- [GOAL OF THE EXERCISE] Repeat only the lines below that run from the line with "Generate a Python" to the line with "import seaborn as sns", ends included; skip every picture.

- [DATA SUPPLIED]
========================================================================

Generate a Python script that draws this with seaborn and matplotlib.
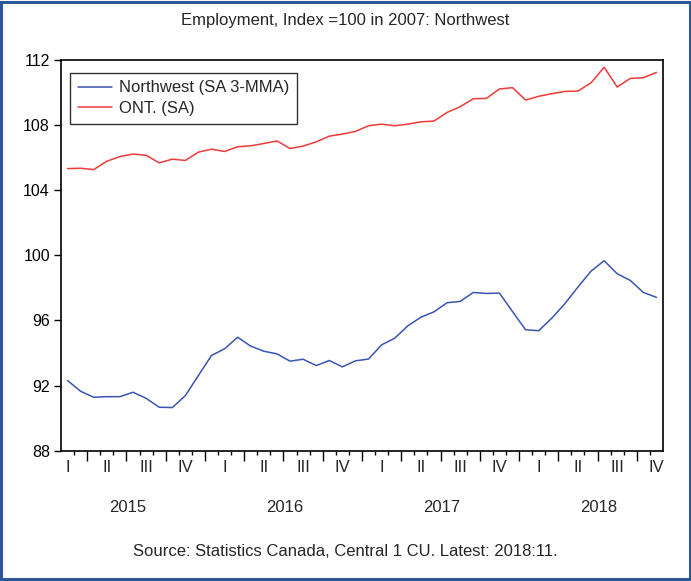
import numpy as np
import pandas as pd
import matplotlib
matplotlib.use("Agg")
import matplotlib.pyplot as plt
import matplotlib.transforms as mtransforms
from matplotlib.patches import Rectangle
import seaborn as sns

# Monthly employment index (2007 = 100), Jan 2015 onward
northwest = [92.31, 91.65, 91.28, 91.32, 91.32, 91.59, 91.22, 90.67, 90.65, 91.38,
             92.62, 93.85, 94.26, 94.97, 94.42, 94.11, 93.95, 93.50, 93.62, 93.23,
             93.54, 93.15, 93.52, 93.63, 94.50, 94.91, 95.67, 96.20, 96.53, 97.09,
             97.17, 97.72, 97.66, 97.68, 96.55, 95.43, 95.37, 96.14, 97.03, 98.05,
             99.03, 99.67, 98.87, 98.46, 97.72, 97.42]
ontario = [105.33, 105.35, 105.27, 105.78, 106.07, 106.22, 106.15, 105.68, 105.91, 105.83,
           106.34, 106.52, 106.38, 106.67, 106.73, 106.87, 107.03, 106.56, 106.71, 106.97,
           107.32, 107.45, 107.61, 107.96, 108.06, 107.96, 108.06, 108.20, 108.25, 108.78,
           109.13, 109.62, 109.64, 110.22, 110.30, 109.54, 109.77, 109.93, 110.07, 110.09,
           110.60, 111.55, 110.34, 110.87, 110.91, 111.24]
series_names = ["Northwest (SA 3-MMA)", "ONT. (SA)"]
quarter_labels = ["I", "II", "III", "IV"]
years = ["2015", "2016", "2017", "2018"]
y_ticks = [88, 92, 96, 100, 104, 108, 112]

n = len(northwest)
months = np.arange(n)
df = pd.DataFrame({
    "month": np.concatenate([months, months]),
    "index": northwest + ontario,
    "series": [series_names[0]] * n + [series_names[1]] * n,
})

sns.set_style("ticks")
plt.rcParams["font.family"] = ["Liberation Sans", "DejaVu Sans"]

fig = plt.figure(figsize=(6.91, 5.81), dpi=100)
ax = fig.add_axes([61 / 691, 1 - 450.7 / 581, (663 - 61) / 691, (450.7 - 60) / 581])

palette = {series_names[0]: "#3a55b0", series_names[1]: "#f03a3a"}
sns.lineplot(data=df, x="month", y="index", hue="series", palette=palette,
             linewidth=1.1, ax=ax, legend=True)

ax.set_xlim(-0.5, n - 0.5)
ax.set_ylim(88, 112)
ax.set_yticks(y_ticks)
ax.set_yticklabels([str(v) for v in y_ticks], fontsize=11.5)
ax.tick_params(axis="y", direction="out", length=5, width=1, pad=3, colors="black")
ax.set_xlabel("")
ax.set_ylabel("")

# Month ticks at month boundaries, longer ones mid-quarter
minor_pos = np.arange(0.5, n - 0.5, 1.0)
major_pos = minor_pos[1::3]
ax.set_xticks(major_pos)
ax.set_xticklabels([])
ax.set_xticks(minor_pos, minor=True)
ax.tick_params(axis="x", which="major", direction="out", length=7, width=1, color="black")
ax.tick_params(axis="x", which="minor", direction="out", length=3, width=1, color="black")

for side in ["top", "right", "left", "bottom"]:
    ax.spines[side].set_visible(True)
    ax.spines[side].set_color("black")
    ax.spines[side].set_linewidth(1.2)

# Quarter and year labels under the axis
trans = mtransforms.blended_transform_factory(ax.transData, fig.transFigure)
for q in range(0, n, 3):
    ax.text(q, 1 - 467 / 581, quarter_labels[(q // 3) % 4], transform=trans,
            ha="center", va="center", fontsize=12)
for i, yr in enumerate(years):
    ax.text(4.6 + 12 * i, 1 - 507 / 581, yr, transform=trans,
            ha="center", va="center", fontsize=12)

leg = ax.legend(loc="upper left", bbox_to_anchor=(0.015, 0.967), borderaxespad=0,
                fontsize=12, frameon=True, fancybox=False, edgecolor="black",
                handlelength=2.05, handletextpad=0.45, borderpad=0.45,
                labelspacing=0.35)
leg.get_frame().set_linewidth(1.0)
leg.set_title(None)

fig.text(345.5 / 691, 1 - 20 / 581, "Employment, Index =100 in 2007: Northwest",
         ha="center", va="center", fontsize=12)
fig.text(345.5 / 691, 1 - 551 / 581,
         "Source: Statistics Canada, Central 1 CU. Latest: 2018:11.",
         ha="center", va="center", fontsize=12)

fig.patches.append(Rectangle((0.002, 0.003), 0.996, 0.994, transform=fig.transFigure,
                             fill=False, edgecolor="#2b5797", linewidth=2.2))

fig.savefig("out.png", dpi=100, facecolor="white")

========================================================================

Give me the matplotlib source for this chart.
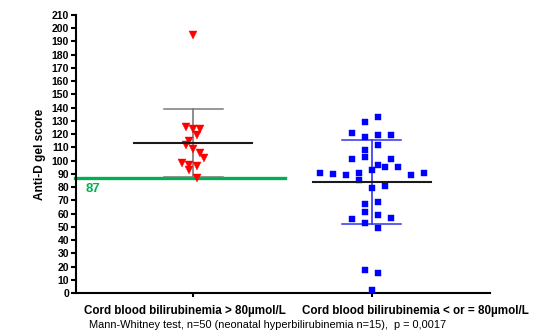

========================================================================

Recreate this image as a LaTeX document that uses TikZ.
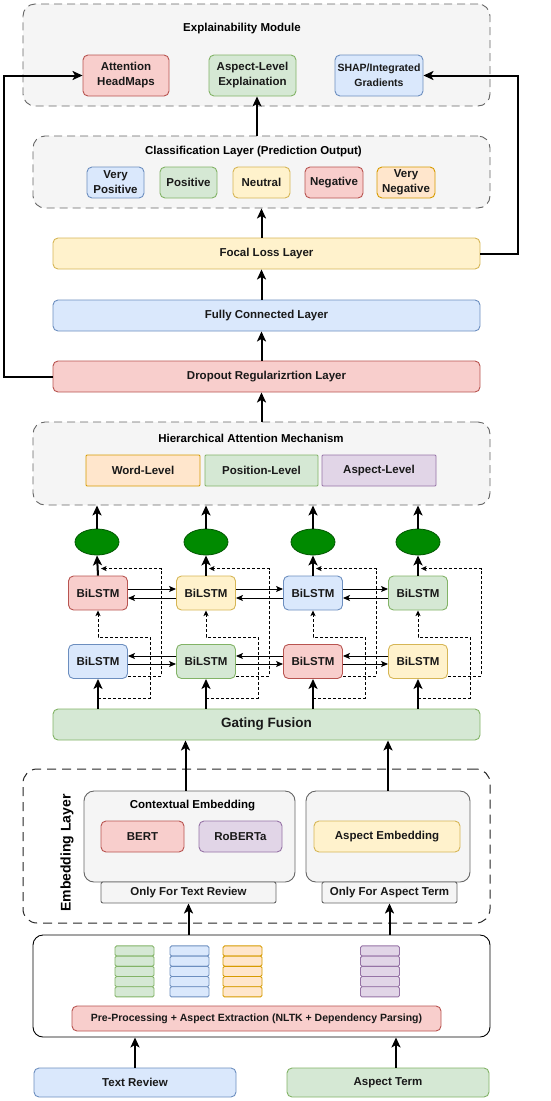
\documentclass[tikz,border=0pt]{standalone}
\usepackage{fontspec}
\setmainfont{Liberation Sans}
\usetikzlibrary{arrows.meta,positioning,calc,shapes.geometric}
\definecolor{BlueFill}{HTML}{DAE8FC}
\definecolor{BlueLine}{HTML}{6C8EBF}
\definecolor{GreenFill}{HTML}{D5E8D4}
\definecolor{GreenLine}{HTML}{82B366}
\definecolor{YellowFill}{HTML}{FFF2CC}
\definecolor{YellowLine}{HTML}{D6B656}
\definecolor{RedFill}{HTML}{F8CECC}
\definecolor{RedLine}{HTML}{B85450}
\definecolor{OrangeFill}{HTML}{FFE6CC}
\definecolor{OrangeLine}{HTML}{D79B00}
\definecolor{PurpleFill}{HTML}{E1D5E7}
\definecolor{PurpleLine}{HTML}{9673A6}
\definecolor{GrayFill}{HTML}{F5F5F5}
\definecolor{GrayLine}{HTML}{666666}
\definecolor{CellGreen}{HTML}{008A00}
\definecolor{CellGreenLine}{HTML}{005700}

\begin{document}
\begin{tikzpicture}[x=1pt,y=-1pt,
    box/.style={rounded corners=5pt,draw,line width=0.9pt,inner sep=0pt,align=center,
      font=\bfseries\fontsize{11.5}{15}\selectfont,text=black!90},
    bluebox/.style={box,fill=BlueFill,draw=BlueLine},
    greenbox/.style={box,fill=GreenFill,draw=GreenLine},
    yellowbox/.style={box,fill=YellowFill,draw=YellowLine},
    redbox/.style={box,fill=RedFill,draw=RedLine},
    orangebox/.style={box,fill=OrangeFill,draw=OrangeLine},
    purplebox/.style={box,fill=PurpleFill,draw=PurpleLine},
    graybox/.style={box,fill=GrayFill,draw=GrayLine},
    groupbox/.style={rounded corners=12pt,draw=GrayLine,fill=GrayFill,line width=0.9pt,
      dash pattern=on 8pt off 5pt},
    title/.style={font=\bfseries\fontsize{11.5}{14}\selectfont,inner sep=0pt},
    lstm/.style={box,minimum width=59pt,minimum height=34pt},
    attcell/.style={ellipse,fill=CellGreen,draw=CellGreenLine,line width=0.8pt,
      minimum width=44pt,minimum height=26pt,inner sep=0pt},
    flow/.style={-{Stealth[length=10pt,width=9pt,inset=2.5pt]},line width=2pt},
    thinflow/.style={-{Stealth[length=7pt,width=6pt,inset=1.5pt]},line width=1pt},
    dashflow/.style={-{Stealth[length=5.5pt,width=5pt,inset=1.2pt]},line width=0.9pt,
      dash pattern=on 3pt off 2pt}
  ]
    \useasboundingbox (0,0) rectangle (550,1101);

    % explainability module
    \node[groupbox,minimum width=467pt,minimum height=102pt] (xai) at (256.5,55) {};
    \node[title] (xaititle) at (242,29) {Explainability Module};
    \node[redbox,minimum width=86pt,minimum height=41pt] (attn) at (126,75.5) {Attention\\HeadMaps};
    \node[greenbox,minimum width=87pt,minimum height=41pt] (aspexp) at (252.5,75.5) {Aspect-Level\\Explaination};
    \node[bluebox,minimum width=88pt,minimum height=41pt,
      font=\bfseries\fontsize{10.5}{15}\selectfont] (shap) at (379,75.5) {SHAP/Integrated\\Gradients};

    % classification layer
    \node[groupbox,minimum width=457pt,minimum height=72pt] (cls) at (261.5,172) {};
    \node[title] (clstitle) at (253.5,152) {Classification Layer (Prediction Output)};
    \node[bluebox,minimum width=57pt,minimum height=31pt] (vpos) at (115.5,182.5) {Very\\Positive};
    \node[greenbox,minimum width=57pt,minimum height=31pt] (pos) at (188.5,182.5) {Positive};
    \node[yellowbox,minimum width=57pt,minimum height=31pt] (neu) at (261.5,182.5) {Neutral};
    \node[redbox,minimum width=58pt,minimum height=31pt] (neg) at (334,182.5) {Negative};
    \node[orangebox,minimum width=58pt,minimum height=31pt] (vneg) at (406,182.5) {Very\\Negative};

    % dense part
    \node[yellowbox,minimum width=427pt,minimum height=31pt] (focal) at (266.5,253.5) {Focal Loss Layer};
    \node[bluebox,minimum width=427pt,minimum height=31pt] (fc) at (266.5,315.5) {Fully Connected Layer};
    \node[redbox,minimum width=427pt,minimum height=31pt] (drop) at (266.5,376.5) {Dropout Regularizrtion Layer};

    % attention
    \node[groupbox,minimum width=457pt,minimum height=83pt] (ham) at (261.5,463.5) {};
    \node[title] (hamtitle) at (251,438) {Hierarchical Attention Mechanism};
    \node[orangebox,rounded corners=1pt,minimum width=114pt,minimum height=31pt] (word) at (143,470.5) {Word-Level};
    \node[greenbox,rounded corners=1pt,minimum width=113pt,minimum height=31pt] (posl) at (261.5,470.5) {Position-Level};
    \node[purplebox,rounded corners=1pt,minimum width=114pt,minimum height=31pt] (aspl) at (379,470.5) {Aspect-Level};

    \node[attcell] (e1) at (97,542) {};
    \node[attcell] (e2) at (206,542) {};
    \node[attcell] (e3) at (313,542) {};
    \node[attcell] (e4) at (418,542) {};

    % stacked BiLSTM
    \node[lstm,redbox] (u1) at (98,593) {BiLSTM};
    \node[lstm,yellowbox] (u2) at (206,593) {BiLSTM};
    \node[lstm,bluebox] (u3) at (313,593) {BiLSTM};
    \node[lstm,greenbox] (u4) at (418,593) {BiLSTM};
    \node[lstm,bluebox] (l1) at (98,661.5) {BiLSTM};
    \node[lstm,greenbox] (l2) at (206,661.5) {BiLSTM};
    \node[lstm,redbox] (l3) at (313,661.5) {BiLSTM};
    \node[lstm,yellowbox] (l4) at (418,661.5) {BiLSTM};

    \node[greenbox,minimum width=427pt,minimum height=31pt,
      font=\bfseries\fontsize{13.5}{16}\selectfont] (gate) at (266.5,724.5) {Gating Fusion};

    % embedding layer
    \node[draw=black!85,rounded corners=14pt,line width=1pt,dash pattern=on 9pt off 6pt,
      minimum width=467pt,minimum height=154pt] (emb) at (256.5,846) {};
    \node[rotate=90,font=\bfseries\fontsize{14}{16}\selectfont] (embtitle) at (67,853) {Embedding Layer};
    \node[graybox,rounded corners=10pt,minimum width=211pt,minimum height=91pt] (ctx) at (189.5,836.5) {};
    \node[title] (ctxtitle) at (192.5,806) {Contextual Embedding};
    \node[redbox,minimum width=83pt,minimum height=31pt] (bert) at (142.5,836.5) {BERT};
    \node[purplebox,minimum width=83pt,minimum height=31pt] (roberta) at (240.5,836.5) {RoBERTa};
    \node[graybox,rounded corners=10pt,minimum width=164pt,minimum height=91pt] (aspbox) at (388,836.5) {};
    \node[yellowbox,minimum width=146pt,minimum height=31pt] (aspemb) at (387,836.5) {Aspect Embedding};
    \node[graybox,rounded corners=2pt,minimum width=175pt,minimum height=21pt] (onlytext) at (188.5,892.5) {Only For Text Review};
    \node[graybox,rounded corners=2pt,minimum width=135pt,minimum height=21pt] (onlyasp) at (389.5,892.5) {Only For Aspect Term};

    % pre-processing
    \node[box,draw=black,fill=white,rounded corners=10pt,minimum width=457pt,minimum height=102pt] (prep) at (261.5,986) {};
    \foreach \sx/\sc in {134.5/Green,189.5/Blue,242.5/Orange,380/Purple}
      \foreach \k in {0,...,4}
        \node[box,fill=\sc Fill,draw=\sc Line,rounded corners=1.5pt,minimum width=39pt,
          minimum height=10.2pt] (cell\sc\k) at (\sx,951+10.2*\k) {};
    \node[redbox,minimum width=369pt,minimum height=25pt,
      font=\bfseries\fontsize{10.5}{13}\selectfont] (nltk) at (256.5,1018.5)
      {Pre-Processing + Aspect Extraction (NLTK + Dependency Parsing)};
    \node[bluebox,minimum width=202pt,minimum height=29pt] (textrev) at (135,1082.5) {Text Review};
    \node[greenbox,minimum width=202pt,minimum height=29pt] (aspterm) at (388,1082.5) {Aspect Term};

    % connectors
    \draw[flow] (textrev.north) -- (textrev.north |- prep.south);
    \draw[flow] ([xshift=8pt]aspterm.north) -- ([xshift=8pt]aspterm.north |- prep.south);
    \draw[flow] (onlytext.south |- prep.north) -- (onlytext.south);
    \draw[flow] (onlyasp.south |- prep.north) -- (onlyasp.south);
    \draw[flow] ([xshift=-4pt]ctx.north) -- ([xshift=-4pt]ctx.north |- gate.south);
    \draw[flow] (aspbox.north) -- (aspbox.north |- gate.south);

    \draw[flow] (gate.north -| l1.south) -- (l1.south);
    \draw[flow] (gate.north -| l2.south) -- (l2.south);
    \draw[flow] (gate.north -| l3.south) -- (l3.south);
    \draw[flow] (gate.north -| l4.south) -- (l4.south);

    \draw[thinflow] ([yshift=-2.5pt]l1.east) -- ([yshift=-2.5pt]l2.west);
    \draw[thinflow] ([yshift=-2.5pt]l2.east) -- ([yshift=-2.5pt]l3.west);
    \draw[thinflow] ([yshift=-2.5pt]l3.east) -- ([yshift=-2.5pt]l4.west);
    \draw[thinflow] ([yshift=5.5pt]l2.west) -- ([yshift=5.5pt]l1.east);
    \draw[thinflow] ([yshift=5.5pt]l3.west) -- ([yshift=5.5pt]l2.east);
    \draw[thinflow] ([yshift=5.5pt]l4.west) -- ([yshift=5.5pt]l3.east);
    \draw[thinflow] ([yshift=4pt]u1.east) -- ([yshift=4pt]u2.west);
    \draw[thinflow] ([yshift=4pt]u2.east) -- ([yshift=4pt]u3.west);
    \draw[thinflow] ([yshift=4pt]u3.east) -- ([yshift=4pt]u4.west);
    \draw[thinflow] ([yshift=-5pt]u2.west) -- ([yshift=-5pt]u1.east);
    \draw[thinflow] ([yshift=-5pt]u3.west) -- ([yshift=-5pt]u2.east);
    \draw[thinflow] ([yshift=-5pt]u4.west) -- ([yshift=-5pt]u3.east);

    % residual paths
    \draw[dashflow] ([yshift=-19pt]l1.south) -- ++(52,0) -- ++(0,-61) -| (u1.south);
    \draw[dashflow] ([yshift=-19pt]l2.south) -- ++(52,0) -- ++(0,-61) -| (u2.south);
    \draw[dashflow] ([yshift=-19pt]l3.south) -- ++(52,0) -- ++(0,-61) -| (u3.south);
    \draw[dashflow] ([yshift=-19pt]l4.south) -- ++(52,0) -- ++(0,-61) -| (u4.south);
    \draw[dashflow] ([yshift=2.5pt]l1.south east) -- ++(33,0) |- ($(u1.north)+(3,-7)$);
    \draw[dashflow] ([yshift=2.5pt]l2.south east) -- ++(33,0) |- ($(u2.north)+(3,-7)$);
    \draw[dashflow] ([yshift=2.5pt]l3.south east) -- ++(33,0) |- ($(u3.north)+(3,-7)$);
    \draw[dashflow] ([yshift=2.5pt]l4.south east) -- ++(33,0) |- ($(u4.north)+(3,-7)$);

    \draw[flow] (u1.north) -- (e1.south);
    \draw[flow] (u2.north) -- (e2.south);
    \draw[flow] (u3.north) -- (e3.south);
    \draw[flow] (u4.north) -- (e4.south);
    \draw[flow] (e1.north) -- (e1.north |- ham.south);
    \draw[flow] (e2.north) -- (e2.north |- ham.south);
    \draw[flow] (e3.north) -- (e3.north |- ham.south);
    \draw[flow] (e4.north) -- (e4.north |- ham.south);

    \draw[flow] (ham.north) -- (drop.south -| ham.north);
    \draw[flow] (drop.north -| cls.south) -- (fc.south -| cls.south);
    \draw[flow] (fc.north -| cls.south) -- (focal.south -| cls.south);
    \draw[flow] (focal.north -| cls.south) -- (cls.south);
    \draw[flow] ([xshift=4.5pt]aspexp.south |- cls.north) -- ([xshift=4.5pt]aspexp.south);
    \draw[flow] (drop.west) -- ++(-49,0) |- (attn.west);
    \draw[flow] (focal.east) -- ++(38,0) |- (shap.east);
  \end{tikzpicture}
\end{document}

========================================================================

- [EXERCISE SOLUTION]
Generate a Python script that draws this with seaborn and matplotlib.
import numpy as np
import pandas as pd
import matplotlib
matplotlib.use("Agg")
import matplotlib.pyplot as plt
import matplotlib.transforms as mtransforms
from matplotlib.patches import Rectangle
import seaborn as sns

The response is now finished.